Quantized Fractional Thouless Pumping of Solitons

TL;DR

This paper demonstrates that strong nonlinearity in photonic systems causes solitons to exhibit fractional quantized motion in a Thouless pump, revealing new topological phenomena influenced by interactions.

Contribution

It provides the first experimental and theoretical evidence of fractional quantization of soliton motion in nonlinear Thouless pumps due to strong interactions.

Findings

Solitons return to initial state after multiple pump cycles with fractional displacement.

Strong nonlinearity induces fractional quantization of soliton transport.

Experimental confirmation using coupled optical waveguides.

Abstract

In many contexts, the interaction between particles gives rise to emergent and perhaps unanticipated physical phenomena. An example is the fractional quantum Hall effect, where interaction between electrons gives rise to fractionally quantized Hall conductance. In photonic systems, the nonlinear response of an ambient medium acts to mediate interaction between photons; in the mean-field limit these dynamics are described by the nonlinear Schr\"odinger (also called Gross-Pitaevskii) equation.
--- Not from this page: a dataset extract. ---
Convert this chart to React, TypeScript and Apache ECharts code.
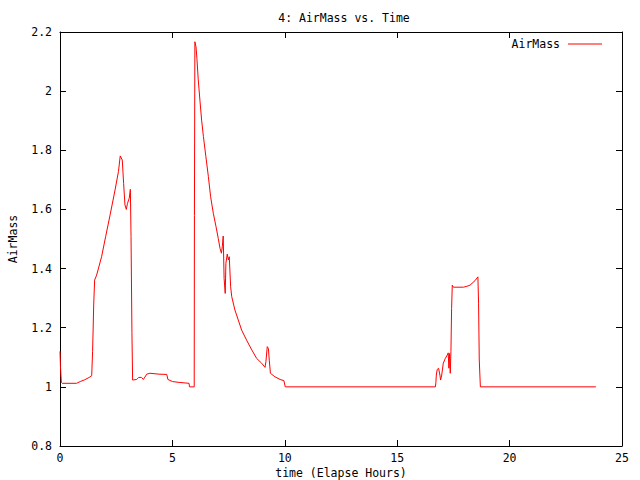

Recently, it was shown that at weak nonlinearity, soliton motion in nonlinear Thouless pumps (a dimensionally reduced implementation of a Chern insulator) could be quantized to the Chern number of the band from which the soliton bifurcates. Here, we show theoretically and experimentally using arrays of coupled optical waveguides that sufficiently strong nonlinearity acts to fractionally quantize the motion of solitons. Specifically, we find that the soliton returns to itself after multiple cycles of the Thouless pump - but displaced by an integer number of unit cells - leading to a rich fractional plateaux structure describing soliton motion. Our results demonstrate a perhaps surprising example of the behavior of non-trivial topological systems in the presence of interactions.